First, you go to Monroe and interview at the Union County Public Schools Central Services building in downtown Monroe. This is a modern facility with up-to-date offices and two very comfortable conference rooms.
Next, you go to Cabarrus County and interview at the Cabarrus County Schools Education Center, located near the Arena and Events Center. It is a modern, two-story facility which is very attractive, and again has a state-of-the-art appearance and is a very inviting place.
Then you go to Rowan County and visit the Long Street office, with its creaking floors and plaster peeling off the walls. You park behind the building and walk around to the front (possibly in the rain) to enter the building. Or you may need to go to Ellis Street and find yourself navigating the labyrinth of hallways and offices to find your desired location. Regardless of the interview process, you have already developed a first impression.
If all things are equal, which school district will you choose? This is what Mr. Fisher means when he speaks of a “beacon of light.” I agree that there are pressing needs in our schools — there always will be. But the most important resource for any organization is its people. If you don’t attract the brightest and best, by whatever means possible, you will always be playing catch-up. That is where Rowan-Salisbury Schools are now.

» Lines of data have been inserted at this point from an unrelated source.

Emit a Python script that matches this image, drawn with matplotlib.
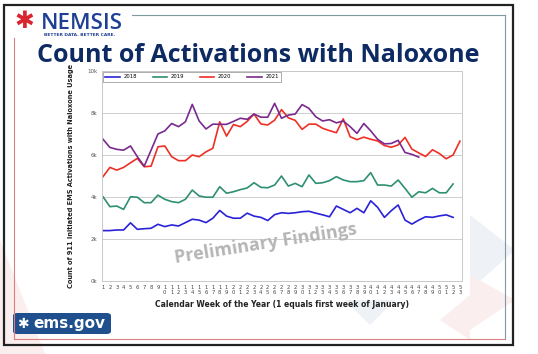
import matplotlib
matplotlib.use("Agg")
import matplotlib.pyplot as plt
from matplotlib.patches import Rectangle, FancyBboxPatch, Polygon
from matplotlib.lines import Line2D

# weekly counts
years = ["2018", "2019", "2020", "2021"]
colors = ["#2a22d6", "#2e8f73", "#ee2f26", "#7a2a8e"]

y2018 = [2400, 2400, 2430, 2430, 2770, 2460, 2490, 2510, 2700, 2590,
         2670, 2620, 2780, 2940, 2900, 2780, 2990, 3360, 3090, 2990,
         2990, 3230, 3090, 3030, 2880, 3160, 3250, 3220, 3250, 3300,
         3320, 3230, 3150, 3060, 3570, 3410, 3250, 3460, 3250, 3820,
         3510, 3030, 3350, 3620, 2900, 2710, 2900, 3060, 3030, 3100,
         3150, 3030]
y2019 = [4010, 3540, 3570, 3410, 4010, 3990, 3730, 3730, 4090, 3890,
         3780, 3730, 3890, 4330, 4050, 3990, 3990, 4490, 4180, 4250,
         4350, 4430, 4680, 4460, 4440, 4570, 5000, 4520, 4650, 4490,
         5050, 4650, 4680, 4780, 4970, 4810, 4730, 4730, 4780, 5160,
         4570, 4570, 4520, 4810, 4410, 3990, 4250, 4200, 4410, 4200,
         4200, 4620]
y2020 = [4970, 5410, 5280, 5410, 5630, 5840, 5440, 5470, 6390, 6430,
         5920, 5730, 5730, 6000, 5920, 6150, 6320, 7580, 6900, 7450,
         7350, 7600, 7950, 7480, 7430, 7660, 8160, 7770, 7650, 7220,
         7470, 7470, 7270, 7160, 7060, 7720, 6870, 6730, 6850, 6750,
         6670, 6450, 6370, 6480, 6840, 6280, 6100, 5930, 6250, 6070,
         5820, 6000, 6660]
y2021 = [6750, 6360, 6270, 6230, 6430, 5920, 5470, 6230, 7000, 7150,
         7500, 7350, 7580, 8410, 7620, 7240, 7470, 7460, 7460, 7600,
         7750, 7700, 7950, 7800, 7800, 8460, 7750, 7900, 7950, 8400,
         8220, 7820, 7620, 7680, 7530, 7620, 7350, 7030, 7500, 7150,
         6750, 6530, 6550, 6700, 6120, 6030, 5900]
series = [y2018, y2019, y2020, y2021]

weeks = list(range(1, 54))
week_labels = ["\n".join(str(w)) for w in weeks]
y_ticks = [0, 2000, 4000, 6000, 8000, 10000]
y_labels = ["0k", "2k", "4k", "6k", "8k", "10k"]

W, H = 538, 354


def fx(x):
    return x / W


def fy(y):
    return 1 - y / H


fig = plt.figure(figsize=(W / 100, H / 100), dpi=100)
fig.patch.set_facecolor("white")

# faint background decoration
for pts, col in [([(0, 240), (45, 354), (0, 354)], "#fbeeee"),
                 ([(470, 215), (515, 250), (470, 290)], "#eef1f5"),
                 ([(470, 275), (515, 300), (470, 330)], "#fbeeee"),
                 ([(345, 300), (395, 300), (370, 325)], "#eef1f5"),
                 ([(440, 320), (470, 295), (470, 340)], "#fbeeee")]:
    fig.add_artist(Polygon([(fx(a), fy(b)) for a, b in pts], closed=True,
                           transform=fig.transFigure, facecolor=col,
                           edgecolor="none", zorder=0))

# slide frame
fig.add_artist(Rectangle((fx(4), fy(345)), fx(509), 340 / H,
                         transform=fig.transFigure, fill=False,
                         edgecolor="#222222", linewidth=1.6, zorder=1))
fig.add_artist(Line2D([fx(132), fx(505)], [fy(15), fy(15)],
                      transform=fig.transFigure, color="#7f9aa0", lw=0.8))
fig.add_artist(Line2D([fx(505), fx(505)], [fy(15), fy(339)],
                      transform=fig.transFigure, color="#7f9aa0", lw=0.8))
fig.add_artist(Line2D([fx(14), fx(505)], [fy(339), fy(339)],
                      transform=fig.transFigure, color="#d98080", lw=0.8))
fig.add_artist(Line2D([fx(14), fx(14)], [fy(38), fy(339)],
                      transform=fig.transFigure, color="#d98080", lw=0.8))

# NEMSIS logo
fig.text(fx(24), fy(21), "\u2731", color="#d8262f", fontsize=17,
         ha="center", va="center", family="DejaVu Sans")
fig.text(fx(41), fy(29), "NEMSIS", color="#1e3f94", fontsize=16,
         fontweight="semibold", family="Open Sans", ha="left",
         va="baseline")
fig.text(fx(44), fy(35), "BETTER DATA. BETTER CARE.", color="#1e3f94",
         fontsize=3.2, fontweight="bold", ha="left", va="center")

# title
fig.text(fx(258), fy(56), "Count of Activations with Naloxone",
         color="#0e2a63", fontsize=18, fontweight="bold",
         family="Open Sans", ha="center", va="center")

# ems.gov logo
fig.add_artist(FancyBboxPatch((fx(13), fy(334)), fx(98), 21 / H,
                              boxstyle="round,pad=0,rounding_size=0.008",
                              transform=fig.transFigure,
                              facecolor="#1f4f8c", edgecolor="none"))
fig.text(fx(23), fy(323.5), "\u2731", color="white", fontsize=10,
         ha="center", va="center", family="DejaVu Sans")
fig.text(fx(33), fy(323.5), "ems.gov", color="white", fontsize=11,
         fontweight="bold", ha="left", va="center", family="DejaVu Sans")

# chart
ax = fig.add_axes([fx(102), fy(281), fx(360), 210 / H])
for yr, vals, c in zip(years, series, colors):
    ax.plot(weeks[:len(vals)], vals, color=c, lw=1.2, label=yr)

ax.set_xlim(0.85, 53.3)
ax.set_ylim(0, 10000)
ax.set_xticks(weeks)
ax.set_xticklabels(week_labels, fontsize=3.8, color="#444444",
                   linespacing=0.9)
ax.set_yticks(y_ticks)
ax.set_yticklabels(y_labels, fontsize=4, color="#555555")
ax.tick_params(length=0, pad=3)
ax.grid(axis="y", color="#cfcfcf", lw=0.7)
ax.set_axisbelow(True)
for s in ax.spines.values():
    s.set_color("#c8c8c8")
    s.set_linewidth(0.7)

ax.set_ylabel("Count of 911 Initiated EMS Activations with Naloxone Usage",
              fontsize=4.8, fontweight="bold", color="#222222", labelpad=10)
ax.set_xlabel("Calendar Week of the Year (1 equals first week of January)",
              fontsize=5.5, fontweight="bold", color="#222222", labelpad=4)

leg = ax.legend(loc="upper left", ncol=4, fontsize=3.8, frameon=True,
                fancybox=False, borderaxespad=0.15, handlelength=2.7,
                handletextpad=0.7, columnspacing=3.0, borderpad=0.5)
leg.get_frame().set_edgecolor("#888888")
leg.get_frame().set_linewidth(0.6)

# watermark
ax.text(0.455, 0.18, "Preliminary Findings", transform=ax.transAxes,
        fontsize=13, fontweight="bold", family="Open Sans",
        color="#b5b5b5", rotation=9, ha="center", va="center")

fig.savefig("out.png", dpi=100)
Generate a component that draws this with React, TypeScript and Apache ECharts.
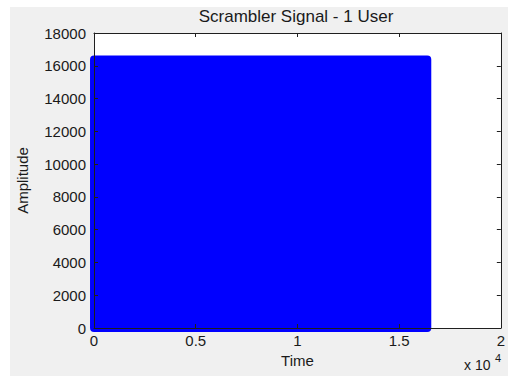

Paul Fisher is a very wise and successful business man. He knows of what he speaks!
— Randy Overcash
Salisbury

Silence, a new ‘no’
As a new resident of Salisbury, I researched local opportunities where I might use my experience and become connected to the community. It seemed this was a logical way to get acquainted with the area, its people, and be helpful. My research reflected several places where my level of abilities, desire, and the organization might have a positive fit.
These groups included nonprofits, religious affiliated, media, and educational facilities.
In all, 12 places were contacted. Ten never replied to a letter, phone message, or email. A person from one organization called, but was more intent in having me join their group, as opposed to seeing if there was a match to volunteer. One replied for a once-a-year project.
Has silence become the new local business norm for an answer? These organizations might want to recognize that most pleasures in life will eventually wear out, but the pleasure of helping others never does.
At this point, I find it interesting to recall a story of two community-minded people. The successful man said, “Have we become so blinded and busy that we no longer think of the individual?” The lady replied, “I hope not. Even God hasn’t reached that point yet.”